Double-grid quadrature with interpolation-projection (DoGIP) as a novel discretisation approach: An application to FEM on simplexes

TL;DR

This paper introduces DoGIP, a novel matrix-free discretisation method for FEM on simplexes that reduces memory usage at the cost of increased computation, demonstrated through heat transfer and elliptic problem examples.

Contribution

It generalizes the DoGIP approach from Fourier--Galerkin to FEM on simplexes, enabling efficient matrix-free discretisation with potential for further research.

Findings

Reduces memory demands for higher-order basis functions

Applicable to weighted projection and elliptic problems

Open questions for further investigation

Abstract

This paper is focused on the double-grid integration with interpolation-projection (DoGIP), which is a novel matrix-free discretisation method of variational formulations introduced for Fourier--Galerkin approximation.

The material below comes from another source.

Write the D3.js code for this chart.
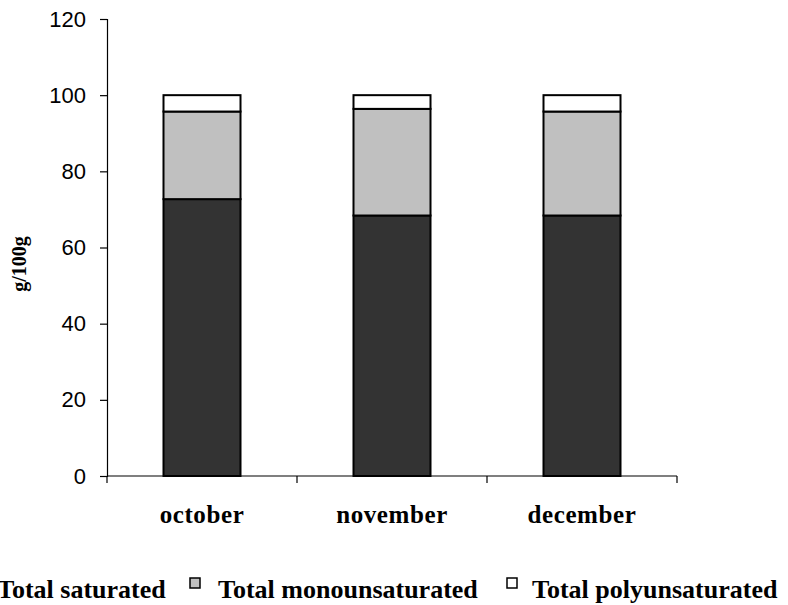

Here, it is described as a more general approach with an application to the finite element method (FEM) on simplexes. The approach is based on treating the trial and a test function in variational formulation together, which leads to the decomposition of a linear system into interpolation and (block) diagonal matrices. It usually leads to reduced memory demands, especially for higher-order basis functions, but with higher computational requirements. The numerical examples are studied here for two variational formulations: weighted projection and scalar elliptic problem modelling, e.g. diffusion or stationary heat transfer. This paper also opens a room for further investigation, which is discussed in the conclusion.